DATA PROVIDED
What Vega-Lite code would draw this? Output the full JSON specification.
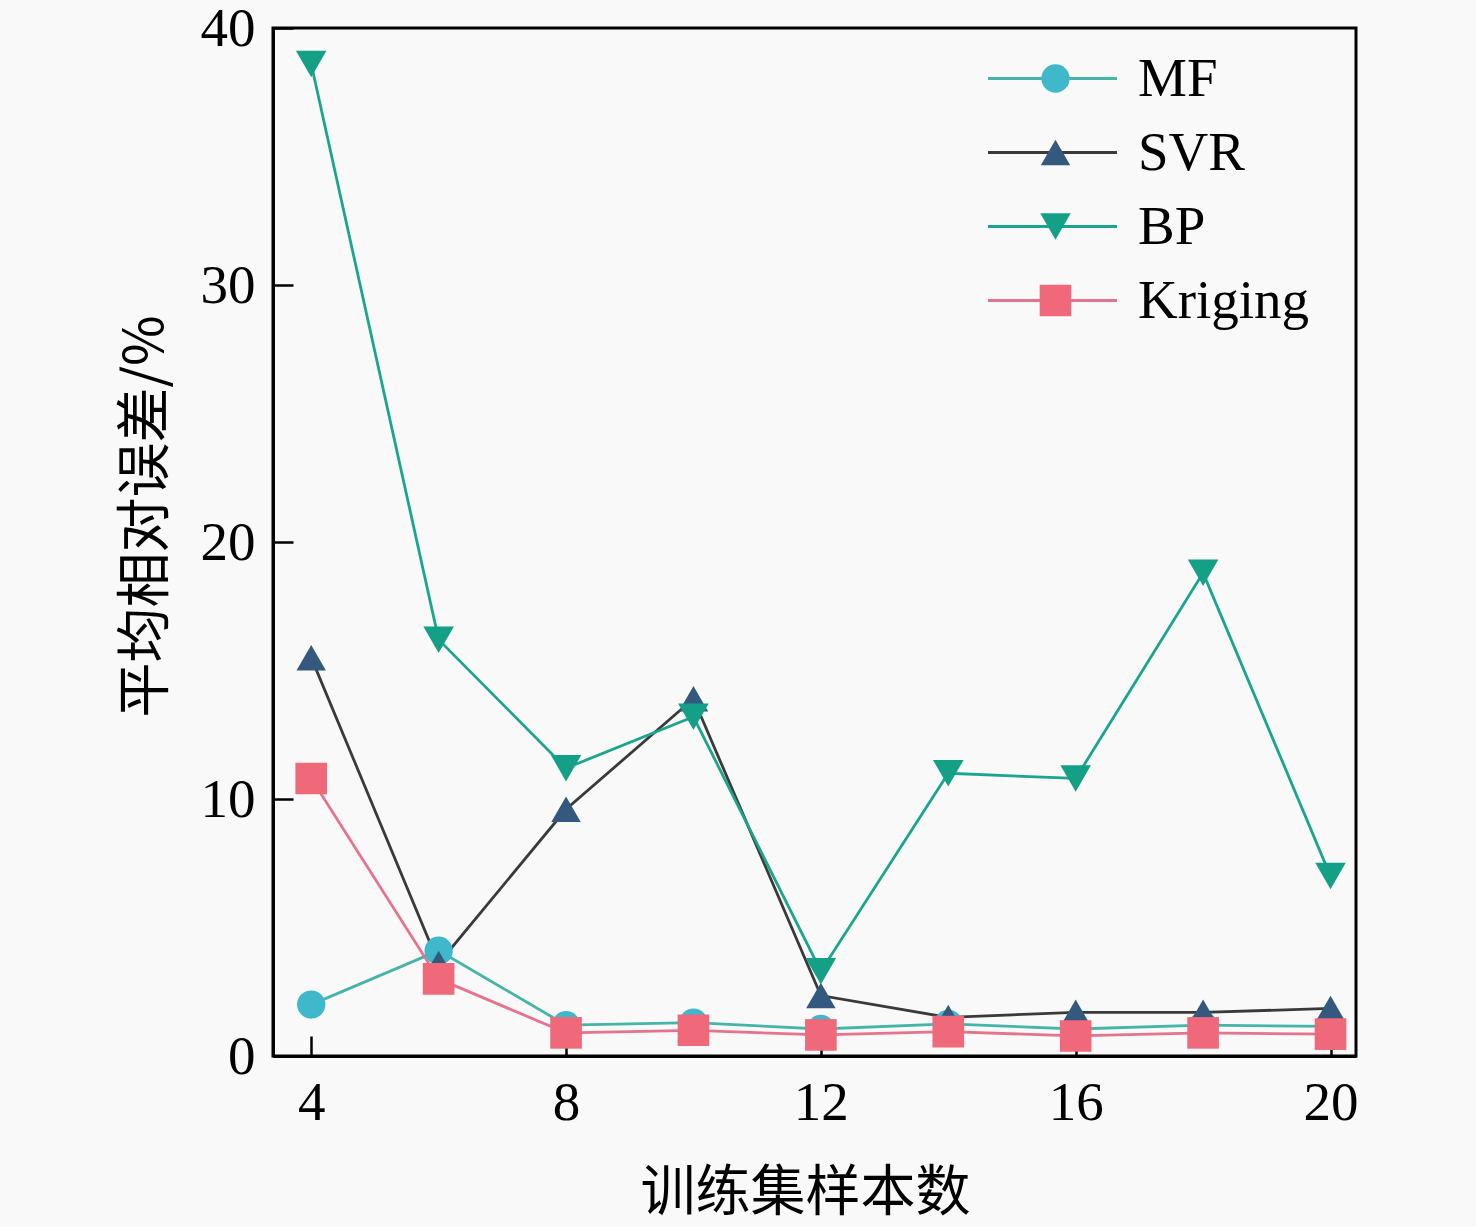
{
  "$schema": "https://vega.github.io/schema/vega-lite/v6.json",
  "autosize": "none",
  "width": 1083,
  "height": 1028,
  "padding": {"left": 273, "top": 28, "right": 120, "bottom": 171},
  "background": "#f9f9f9",
  "config": {
    "view": {"stroke": "#000000", "strokeWidth": 3, "fill": "#f9f9f9"},
    "axis": {
      "domainColor": "#000000", "domainWidth": 3,
      "tickColor": "#000000", "tickWidth": 2.5, "tickSize": -20,
      "grid": false,
      "labelFont": "Liberation Serif", "labelFontSize": 55, "labelColor": "#000000",
      "titleFont": "Noto Sans CJK SC", "titleFontSize": 55, "titleFontWeight": "normal", "titleColor": "#000000"
    },
    "legend": {
      "labelFont": "Liberation Serif", "labelFontSize": 55, "labelColor": "#000000", "labelLimit": 0
    }
  },
  "data": {
    "values": [
      {"n": 4, "series": "MF", "v": 2.0},
      {"n": 6, "series": "MF", "v": 4.1},
      {"n": 8, "series": "MF", "v": 1.2},
      {"n": 10, "series": "MF", "v": 1.3},
      {"n": 12, "series": "MF", "v": 1.05},
      {"n": 14, "series": "MF", "v": 1.25},
      {"n": 16, "series": "MF", "v": 1.05},
      {"n": 18, "series": "MF", "v": 1.2},
      {"n": 20, "series": "MF", "v": 1.15},
      {"n": 4, "series": "SVR", "v": 15.5},
      {"n": 6, "series": "SVR", "v": 3.6},
      {"n": 8, "series": "SVR", "v": 9.6},
      {"n": 10, "series": "SVR", "v": 13.9},
      {"n": 12, "series": "SVR", "v": 2.35},
      {"n": 14, "series": "SVR", "v": 1.5},
      {"n": 16, "series": "SVR", "v": 1.7},
      {"n": 18, "series": "SVR", "v": 1.7},
      {"n": 20, "series": "SVR", "v": 1.85},
      {"n": 4, "series": "BP", "v": 38.6},
      {"n": 6, "series": "BP", "v": 16.2},
      {"n": 8, "series": "BP", "v": 11.2},
      {"n": 10, "series": "BP", "v": 13.2},
      {"n": 12, "series": "BP", "v": 3.3},
      {"n": 14, "series": "BP", "v": 11.0},
      {"n": 16, "series": "BP", "v": 10.8},
      {"n": 18, "series": "BP", "v": 18.8},
      {"n": 20, "series": "BP", "v": 7.0},
      {"n": 4, "series": "Kriging", "v": 10.8},
      {"n": 6, "series": "Kriging", "v": 3.0},
      {"n": 8, "series": "Kriging", "v": 0.9},
      {"n": 10, "series": "Kriging", "v": 1.0},
      {"n": 12, "series": "Kriging", "v": 0.82},
      {"n": 14, "series": "Kriging", "v": 0.95},
      {"n": 16, "series": "Kriging", "v": 0.78},
      {"n": 18, "series": "Kriging", "v": 0.9},
      {"n": 20, "series": "Kriging", "v": 0.85}
    ]
  },
  "encoding": {
    "x": {
      "field": "n", "type": "quantitative",
      "scale": {"domain": [3.4, 20.4], "nice": false, "zero": false},
      "axis": {"values": [4, 8, 12, 16, 20], "title": "训练集样本数", "labelPadding": 40, "titlePadding": 36, "titleX": 532}
    },
    "y": {
      "field": "v", "type": "quantitative",
      "scale": {"domain": [0, 40], "nice": false},
      "axis": {"values": [0, 10, 20, 30, 40], "title": "平均相对误差/%", "labelPadding": 38, "titlePadding": 26, "titleY": 488}
    }
  },
  "layer": [
    {
      "mark": {"type": "line", "strokeWidth": 2.8},
      "encoding": {
        "stroke": {
          "field": "series", "type": "nominal",
          "sort": ["MF", "SVR", "BP", "Kriging"],
          "scale": {"range": ["#45b5a8", "#3a3a3a", "#1aa58f", "#e6738c"]},
          "legend": {
            "orient": "none", "legendX": 752, "legendY": 23, "title": null,
            "symbolType": "M-4.3,0H4.3", "symbolSize": 900, "symbolStrokeWidth": 3,
            "labelExpr": "''", "rowPadding": 18
          }
        }
      }
    },
    {
      "mark": {"type": "point", "filled": true, "opacity": 1},
      "encoding": {
        "fill": {
          "field": "series", "type": "nominal",
          "scale": {"domain": ["MF", "SVR", "BP", "Kriging"], "range": ["#3fb8cc", "#33597f", "#13a087", "#f0697a"]},
          "legend": {
            "orient": "none", "legendX": 755, "legendY": 23, "title": null,
            "symbolOpacity": 1, "symbolStrokeWidth": 0,
            "labelOffset": 55, "rowPadding": 18
          }
        },
        "shape": {
          "field": "series", "type": "nominal",
          "scale": {"domain": ["MF", "SVR", "BP", "Kriging"], "range": ["circle", "triangle-up", "triangle-down", "square"]}
        },
        "size": {
          "field": "series", "type": "nominal",
          "scale": {"domain": ["MF", "SVR", "BP", "Kriging"], "range": [800, 1000, 1000, 650]}
        }
      }
    }
  ]
}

STATED PROBLEM
Write out the full set of lines verbatim, without the pictures.

RESPONSE TO THIS TASK
What Vega-Lite code would draw this? Output the full JSON specification.
{
  "$schema": "https://vega.github.io/schema/vega-lite/v6.json",
  "autosize": "none",
  "width": 1083,
  "height": 1028,
  "padding": {"left": 273, "top": 28, "right": 120, "bottom": 171},
  "background": "#f9f9f9",
  "config": {
    "view": {"stroke": "#000000", "strokeWidth": 3, "fill": "#f9f9f9"},
    "axis": {
      "domainColor": "#000000", "domainWidth": 3,
      "tickColor": "#000000", "tickWidth": 2.5, "tickSize": -20,
      "grid": false,
      "labelFont": "Liberation Serif", "labelFontSize": 55, "labelColor": "#000000",
      "titleFont": "Noto Sans CJK SC", "titleFontSize": 55, "titleFontWeight": "normal", "titleColor": "#000000"
    },
    "legend": {
      "labelFont": "Liberation Serif", "labelFontSize": 55, "labelColor": "#000000", "labelLimit": 0
    }
  },
  "data": {
    "values": [
      {"n": 4, "series": "MF", "v": 2.0},
      {"n": 6, "series": "MF", "v": 4.1},
      {"n": 8, "series": "MF", "v": 1.2},
      {"n": 10, "series": "MF", "v": 1.3},
      {"n": 12, "series": "MF", "v": 1.05},
      {"n": 14, "series": "MF", "v": 1.25},
      {"n": 16, "series": "MF", "v": 1.05},
      {"n": 18, "series": "MF", "v": 1.2},
      {"n": 20, "series": "MF", "v": 1.15},
      {"n": 4, "series": "SVR", "v": 15.5},
      {"n": 6, "series": "SVR", "v": 3.6},
      {"n": 8, "series": "SVR", "v": 9.6},
      {"n": 10, "series": "SVR", "v": 13.9},
      {"n": 12, "series": "SVR", "v": 2.35},
      {"n": 14, "series": "SVR", "v": 1.5},
      {"n": 16, "series": "SVR", "v": 1.7},
      {"n": 18, "series": "SVR", "v": 1.7},
      {"n": 20, "series": "SVR", "v": 1.85},
      {"n": 4, "series": "BP", "v": 38.6},
      {"n": 6, "series": "BP", "v": 16.2},
      {"n": 8, "series": "BP", "v": 11.2},
      {"n": 10, "series": "BP", "v": 13.2},
      {"n": 12, "series": "BP", "v": 3.3},
      {"n": 14, "series": "BP", "v": 11.0},
      {"n": 16, "series": "BP", "v": 10.8},
      {"n": 18, "series": "BP", "v": 18.8},
      {"n": 20, "series": "BP", "v": 7.0},
      {"n": 4, "series": "Kriging", "v": 10.8},
      {"n": 6, "series": "Kriging", "v": 3.0},
      {"n": 8, "series": "Kriging", "v": 0.9},
      {"n": 10, "series": "Kriging", "v": 1.0},
      {"n": 12, "series": "Kriging", "v": 0.82},
      {"n": 14, "series": "Kriging", "v": 0.95},
      {"n": 16, "series": "Kriging", "v": 0.78},
      {"n": 18, "series": "Kriging", "v": 0.9},
      {"n": 20, "series": "Kriging", "v": 0.85}
    ]
  },
  "encoding": {
    "x": {
      "field": "n", "type": "quantitative",
      "scale": {"domain": [3.4, 20.4], "nice": false, "zero": false},
      "axis": {"values": [4, 8, 12, 16, 20], "title": "训练集样本数", "labelPadding": 40, "titlePadding": 36, "titleX": 532}
    },
    "y": {
      "field": "v", "type": "quantitative",
      "scale": {"domain": [0, 40], "nice": false},
      "axis": {"values": [0, 10, 20, 30, 40], "title": "平均相对误差/%", "labelPadding": 38, "titlePadding": 26, "titleY": 488}
    }
  },
  "layer": [
    {
      "mark": {"type": "line", "strokeWidth": 2.8},
      "encoding": {
        "stroke": {
          "field": "series", "type": "nominal",
          "sort": ["MF", "SVR", "BP", "Kriging"],
          "scale": {"range": ["#45b5a8", "#3a3a3a", "#1aa58f", "#e6738c"]},
          "legend": {
            "orient": "none", "legendX": 752, "legendY": 23, "title": null,
            "symbolType": "M-4.3,0H4.3", "symbolSize": 900, "symbolStrokeWidth": 3,
            "labelExpr": "''", "rowPadding": 18
          }
        }
      }
    },
    {
      "mark": {"type": "point", "filled": true, "opacity": 1},
      "encoding": {
        "fill": {
          "field": "series", "type": "nominal",
          "scale": {"domain": ["MF", "SVR", "BP", "Kriging"], "range": ["#3fb8cc", "#33597f", "#13a087", "#f0697a"]},
          "legend": {
            "orient": "none", "legendX": 755, "legendY": 23, "title": null,
            "symbolOpacity": 1, "symbolStrokeWidth": 0,
            "labelOffset": 55, "rowPadding": 18
          }
        },
        "shape": {
          "field": "series", "type": "nominal",
          "scale": {"domain": ["MF", "SVR", "BP", "Kriging"], "range": ["circle", "triangle-up", "triangle-down", "square"]}
        },
        "size": {
          "field": "series", "type": "nominal",
          "scale": {"domain": ["MF", "SVR", "BP", "Kriging"], "range": [800, 1000, 1000, 650]}
        }
      }
    }
  ]
}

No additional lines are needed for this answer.